Linear augmented-Slater-type-orbital method for electronic-structure calculations. III. Structural and cohesive energies of the 5d elements Lu–Au

The linear augmented-Slater-type-orbital method is applied to the electronic band structures of the 5d transition metals Lu through Au. Scalar relativistic, muffin-tin potential, and local density calculations are performed for each metal in both the fcc and bcc structures. Special sets of k points are used and the variation in crystal total energy as a function of mesh density (≊10 to ≊110 points in 1/48th of the Brillouin zone) are studied, and it is found that the total energy usually converges to ≊1 millihartree when ≊30 k points are used. Cohesive energies are calculated (the hcp metals are taken to be fcc for this purpose). A cohesive energy is the difference in energy between the crystal and the free atom in its ground state; local density theory, as applied to the free atom, is usually appropriate to the average of a number of multiplet levels. For those cases where the promotion energy to this average can be estimated, the resulting cohesive energies are in accord with experiment. The fcc-bcc structural energy differences, taken as the difference in two total energies, are also calculated. These agree with experiment as to which structure is the more stable.

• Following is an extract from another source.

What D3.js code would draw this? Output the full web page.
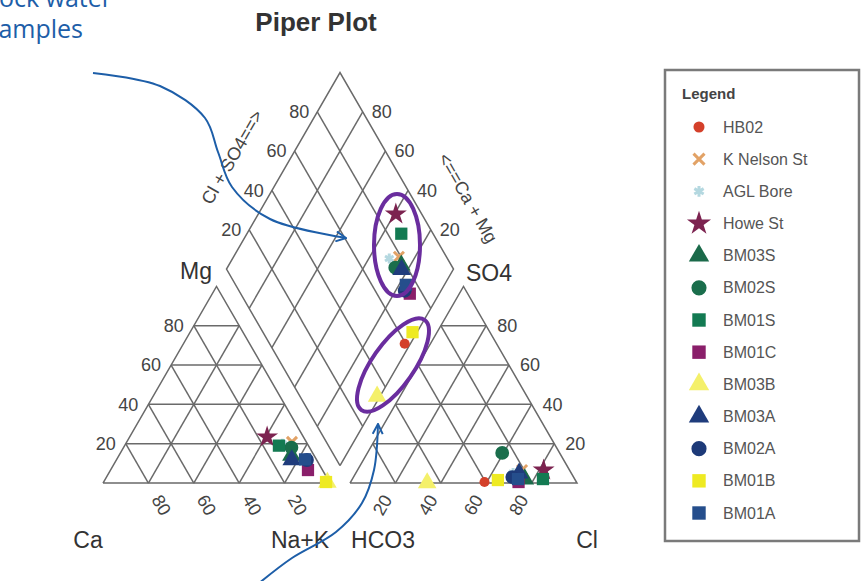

There are no observed values for these differences but they are markedly greater in the middle of the 5d row than the generally accepted values, obtained in the course of constructing phase diagrams for alloys using regular solution theory. The present results suggest that these constructs should be reexamined. The s, p, and d orbital character of the occupied electron levels is also examined using a Mulliken population analysis, and the more standard analysis where the charge density, within a Wigner-Seitz sphere, is decomposed into l components. The Mulliken analysis indicates somewhat greater d occupancy. More notably it indicates much less s and more p character than the Wigner-Seitz cell analysis does for all the metals except for Au.